**TASK OBJECTIVE**
Only the lines from the start of the data through the line containing "const diaPath = d3.symbol().type(d3.symbolSquare).size(80)();" should be written out, exactly as they are, with both ends included and the pictures left out.

**DATA**

☆ ☆ ☆ ☆ ☆

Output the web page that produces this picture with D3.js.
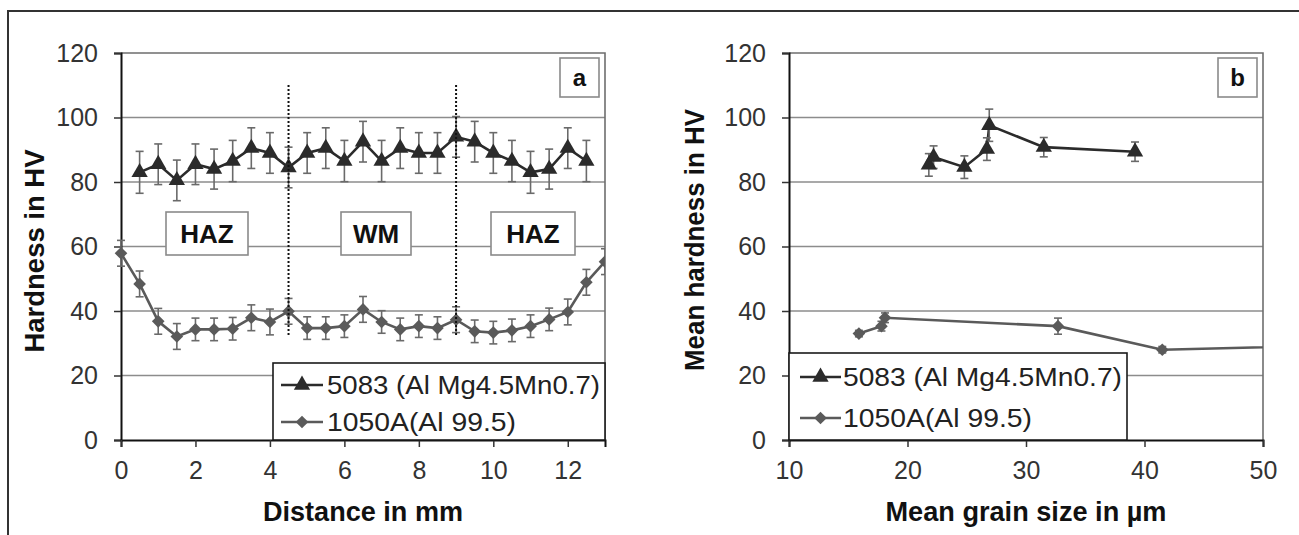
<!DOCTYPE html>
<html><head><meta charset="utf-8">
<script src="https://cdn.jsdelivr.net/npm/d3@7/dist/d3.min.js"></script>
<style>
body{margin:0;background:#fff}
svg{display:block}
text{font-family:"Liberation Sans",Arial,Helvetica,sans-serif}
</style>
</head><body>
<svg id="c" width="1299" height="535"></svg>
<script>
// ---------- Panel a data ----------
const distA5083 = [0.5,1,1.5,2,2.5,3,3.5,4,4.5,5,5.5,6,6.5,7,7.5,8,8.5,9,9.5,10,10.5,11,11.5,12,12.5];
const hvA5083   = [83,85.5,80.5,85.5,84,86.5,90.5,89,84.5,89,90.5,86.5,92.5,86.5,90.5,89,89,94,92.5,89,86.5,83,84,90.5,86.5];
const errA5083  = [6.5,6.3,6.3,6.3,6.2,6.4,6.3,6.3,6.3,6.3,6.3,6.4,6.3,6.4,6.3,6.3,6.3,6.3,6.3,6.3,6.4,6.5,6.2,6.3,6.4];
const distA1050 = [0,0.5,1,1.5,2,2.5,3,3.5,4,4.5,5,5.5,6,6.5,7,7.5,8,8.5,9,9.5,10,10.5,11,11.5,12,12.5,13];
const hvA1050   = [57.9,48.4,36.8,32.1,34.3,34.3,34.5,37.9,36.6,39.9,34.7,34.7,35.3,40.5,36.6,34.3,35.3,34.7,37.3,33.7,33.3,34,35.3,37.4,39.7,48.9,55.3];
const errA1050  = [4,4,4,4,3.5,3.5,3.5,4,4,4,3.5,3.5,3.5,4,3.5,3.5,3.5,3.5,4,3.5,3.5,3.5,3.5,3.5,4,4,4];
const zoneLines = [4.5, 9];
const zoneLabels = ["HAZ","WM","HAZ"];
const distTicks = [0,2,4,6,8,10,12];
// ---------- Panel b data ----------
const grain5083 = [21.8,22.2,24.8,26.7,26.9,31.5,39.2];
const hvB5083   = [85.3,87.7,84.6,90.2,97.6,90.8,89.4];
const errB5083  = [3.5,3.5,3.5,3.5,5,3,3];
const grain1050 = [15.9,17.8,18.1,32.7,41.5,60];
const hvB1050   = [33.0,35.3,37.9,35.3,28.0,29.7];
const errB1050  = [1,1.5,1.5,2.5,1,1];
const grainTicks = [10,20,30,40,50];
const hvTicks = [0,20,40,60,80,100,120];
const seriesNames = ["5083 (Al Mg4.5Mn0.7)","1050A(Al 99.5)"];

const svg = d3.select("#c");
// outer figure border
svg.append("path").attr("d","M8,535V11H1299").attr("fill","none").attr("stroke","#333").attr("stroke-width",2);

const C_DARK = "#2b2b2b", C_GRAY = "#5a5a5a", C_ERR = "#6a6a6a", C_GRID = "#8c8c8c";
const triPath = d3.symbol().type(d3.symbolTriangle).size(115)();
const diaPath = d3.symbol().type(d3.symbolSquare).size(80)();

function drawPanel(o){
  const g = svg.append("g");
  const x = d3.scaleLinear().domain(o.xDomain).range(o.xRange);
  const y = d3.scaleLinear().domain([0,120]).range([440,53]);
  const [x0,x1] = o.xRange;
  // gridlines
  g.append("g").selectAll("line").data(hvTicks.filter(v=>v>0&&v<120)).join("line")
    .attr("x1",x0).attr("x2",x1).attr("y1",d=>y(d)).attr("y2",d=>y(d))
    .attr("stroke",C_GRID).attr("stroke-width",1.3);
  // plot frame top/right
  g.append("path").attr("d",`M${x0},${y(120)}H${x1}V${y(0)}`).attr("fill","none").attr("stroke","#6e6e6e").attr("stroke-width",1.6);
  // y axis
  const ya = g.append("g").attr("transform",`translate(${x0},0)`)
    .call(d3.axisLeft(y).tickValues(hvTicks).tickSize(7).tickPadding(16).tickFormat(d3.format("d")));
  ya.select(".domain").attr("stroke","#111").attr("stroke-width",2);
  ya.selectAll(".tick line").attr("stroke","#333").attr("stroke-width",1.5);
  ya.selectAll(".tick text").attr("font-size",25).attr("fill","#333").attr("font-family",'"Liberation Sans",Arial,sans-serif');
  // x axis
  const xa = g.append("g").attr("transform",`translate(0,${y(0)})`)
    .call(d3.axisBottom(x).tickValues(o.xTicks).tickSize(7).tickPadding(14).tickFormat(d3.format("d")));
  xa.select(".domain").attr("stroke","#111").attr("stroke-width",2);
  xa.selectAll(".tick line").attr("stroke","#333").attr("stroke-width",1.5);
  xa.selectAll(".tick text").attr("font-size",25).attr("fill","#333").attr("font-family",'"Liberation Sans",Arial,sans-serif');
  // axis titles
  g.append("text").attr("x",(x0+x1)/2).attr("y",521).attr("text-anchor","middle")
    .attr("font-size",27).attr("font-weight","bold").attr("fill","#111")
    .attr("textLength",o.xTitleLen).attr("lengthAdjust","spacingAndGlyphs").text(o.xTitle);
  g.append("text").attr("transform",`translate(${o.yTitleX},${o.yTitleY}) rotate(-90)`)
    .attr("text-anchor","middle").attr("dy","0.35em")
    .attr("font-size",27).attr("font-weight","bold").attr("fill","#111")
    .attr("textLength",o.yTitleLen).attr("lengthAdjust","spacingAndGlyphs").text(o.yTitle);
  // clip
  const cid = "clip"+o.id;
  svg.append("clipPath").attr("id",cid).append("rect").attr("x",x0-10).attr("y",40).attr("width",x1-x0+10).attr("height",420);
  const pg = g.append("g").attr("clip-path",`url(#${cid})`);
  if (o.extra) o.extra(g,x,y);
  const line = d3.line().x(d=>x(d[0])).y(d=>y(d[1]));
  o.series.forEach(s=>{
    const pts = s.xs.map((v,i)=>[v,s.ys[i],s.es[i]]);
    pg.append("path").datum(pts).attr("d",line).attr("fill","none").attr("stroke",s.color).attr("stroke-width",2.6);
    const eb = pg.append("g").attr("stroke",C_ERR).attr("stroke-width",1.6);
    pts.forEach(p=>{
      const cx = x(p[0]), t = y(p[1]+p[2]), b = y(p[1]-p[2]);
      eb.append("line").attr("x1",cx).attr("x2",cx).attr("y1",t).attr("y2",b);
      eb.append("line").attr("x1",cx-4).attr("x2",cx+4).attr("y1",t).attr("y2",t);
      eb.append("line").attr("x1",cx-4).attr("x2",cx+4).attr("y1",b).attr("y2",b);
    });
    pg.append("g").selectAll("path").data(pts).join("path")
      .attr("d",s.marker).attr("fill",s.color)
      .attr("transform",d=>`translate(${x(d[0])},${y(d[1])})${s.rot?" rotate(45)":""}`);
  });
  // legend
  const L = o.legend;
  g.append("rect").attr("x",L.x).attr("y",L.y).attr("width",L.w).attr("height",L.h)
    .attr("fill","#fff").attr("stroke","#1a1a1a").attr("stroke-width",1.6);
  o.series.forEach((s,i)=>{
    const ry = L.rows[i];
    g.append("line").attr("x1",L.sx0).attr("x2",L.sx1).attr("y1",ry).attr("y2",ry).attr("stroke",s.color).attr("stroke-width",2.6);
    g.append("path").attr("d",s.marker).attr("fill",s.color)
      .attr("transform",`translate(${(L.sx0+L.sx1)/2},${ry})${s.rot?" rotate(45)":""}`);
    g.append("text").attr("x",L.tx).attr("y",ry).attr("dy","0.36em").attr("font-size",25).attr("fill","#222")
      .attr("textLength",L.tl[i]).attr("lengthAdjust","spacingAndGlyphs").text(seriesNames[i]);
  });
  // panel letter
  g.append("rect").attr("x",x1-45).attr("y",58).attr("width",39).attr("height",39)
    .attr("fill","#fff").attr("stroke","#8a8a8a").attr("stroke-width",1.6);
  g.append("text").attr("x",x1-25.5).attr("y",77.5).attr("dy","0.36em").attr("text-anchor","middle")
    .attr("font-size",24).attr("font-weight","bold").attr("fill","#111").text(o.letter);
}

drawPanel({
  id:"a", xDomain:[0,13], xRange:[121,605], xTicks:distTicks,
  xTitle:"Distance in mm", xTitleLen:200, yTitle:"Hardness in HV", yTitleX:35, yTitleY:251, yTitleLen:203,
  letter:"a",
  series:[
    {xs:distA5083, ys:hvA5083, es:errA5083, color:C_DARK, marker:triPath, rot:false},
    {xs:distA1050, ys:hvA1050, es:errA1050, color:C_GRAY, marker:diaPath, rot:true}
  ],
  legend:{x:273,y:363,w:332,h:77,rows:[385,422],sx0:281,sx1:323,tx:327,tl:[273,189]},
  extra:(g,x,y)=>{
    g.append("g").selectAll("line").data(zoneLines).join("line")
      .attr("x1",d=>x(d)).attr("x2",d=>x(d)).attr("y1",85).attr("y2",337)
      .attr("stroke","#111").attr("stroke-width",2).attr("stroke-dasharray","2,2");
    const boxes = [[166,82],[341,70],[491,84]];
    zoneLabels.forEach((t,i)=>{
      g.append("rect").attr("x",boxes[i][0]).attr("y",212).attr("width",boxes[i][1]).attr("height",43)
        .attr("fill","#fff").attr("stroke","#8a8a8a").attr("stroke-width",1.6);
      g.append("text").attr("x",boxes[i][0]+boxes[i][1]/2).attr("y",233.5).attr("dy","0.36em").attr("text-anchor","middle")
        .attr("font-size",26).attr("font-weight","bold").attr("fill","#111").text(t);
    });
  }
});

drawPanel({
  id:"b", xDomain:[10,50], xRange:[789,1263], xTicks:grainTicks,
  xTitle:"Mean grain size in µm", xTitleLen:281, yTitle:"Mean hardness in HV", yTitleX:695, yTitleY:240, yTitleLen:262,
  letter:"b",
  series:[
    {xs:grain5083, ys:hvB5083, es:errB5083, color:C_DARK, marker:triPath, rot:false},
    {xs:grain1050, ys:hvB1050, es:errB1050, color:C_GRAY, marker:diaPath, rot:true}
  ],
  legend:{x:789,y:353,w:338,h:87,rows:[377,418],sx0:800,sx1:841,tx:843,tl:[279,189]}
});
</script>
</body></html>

☆ ☆ ☆ ☆ ☆

**RESULT**
Output the web page that produces this picture with D3.js.
<!DOCTYPE html>
<html><head><meta charset="utf-8">
<script src="https://cdn.jsdelivr.net/npm/d3@7/dist/d3.min.js"></script>
<style>
body{margin:0;background:#fff}
svg{display:block}
text{font-family:"Liberation Sans",Arial,Helvetica,sans-serif}
</style>
</head><body>
<svg id="c" width="1299" height="535"></svg>
<script>
// ---------- Panel a data ----------
const distA5083 = [0.5,1,1.5,2,2.5,3,3.5,4,4.5,5,5.5,6,6.5,7,7.5,8,8.5,9,9.5,10,10.5,11,11.5,12,12.5];
const hvA5083   = [83,85.5,80.5,85.5,84,86.5,90.5,89,84.5,89,90.5,86.5,92.5,86.5,90.5,89,89,94,92.5,89,86.5,83,84,90.5,86.5];
const errA5083  = [6.5,6.3,6.3,6.3,6.2,6.4,6.3,6.3,6.3,6.3,6.3,6.4,6.3,6.4,6.3,6.3,6.3,6.3,6.3,6.3,6.4,6.5,6.2,6.3,6.4];
const distA1050 = [0,0.5,1,1.5,2,2.5,3,3.5,4,4.5,5,5.5,6,6.5,7,7.5,8,8.5,9,9.5,10,10.5,11,11.5,12,12.5,13];
const hvA1050   = [57.9,48.4,36.8,32.1,34.3,34.3,34.5,37.9,36.6,39.9,34.7,34.7,35.3,40.5,36.6,34.3,35.3,34.7,37.3,33.7,33.3,34,35.3,37.4,39.7,48.9,55.3];
const errA1050  = [4,4,4,4,3.5,3.5,3.5,4,4,4,3.5,3.5,3.5,4,3.5,3.5,3.5,3.5,4,3.5,3.5,3.5,3.5,3.5,4,4,4];
const zoneLines = [4.5, 9];
const zoneLabels = ["HAZ","WM","HAZ"];
const distTicks = [0,2,4,6,8,10,12];
// ---------- Panel b data ----------
const grain5083 = [21.8,22.2,24.8,26.7,26.9,31.5,39.2];
const hvB5083   = [85.3,87.7,84.6,90.2,97.6,90.8,89.4];
const errB5083  = [3.5,3.5,3.5,3.5,5,3,3];
const grain1050 = [15.9,17.8,18.1,32.7,41.5,60];
const hvB1050   = [33.0,35.3,37.9,35.3,28.0,29.7];
const errB1050  = [1,1.5,1.5,2.5,1,1];
const grainTicks = [10,20,30,40,50];
const hvTicks = [0,20,40,60,80,100,120];
const seriesNames = ["5083 (Al Mg4.5Mn0.7)","1050A(Al 99.5)"];

const svg = d3.select("#c");
// outer figure border
svg.append("path").attr("d","M8,535V11H1299").attr("fill","none").attr("stroke","#333").attr("stroke-width",2);

const C_DARK = "#2b2b2b", C_GRAY = "#5a5a5a", C_ERR = "#6a6a6a", C_GRID = "#8c8c8c";
const triPath = d3.symbol().type(d3.symbolTriangle).size(115)();
const diaPath = d3.symbol().type(d3.symbolSquare).size(80)();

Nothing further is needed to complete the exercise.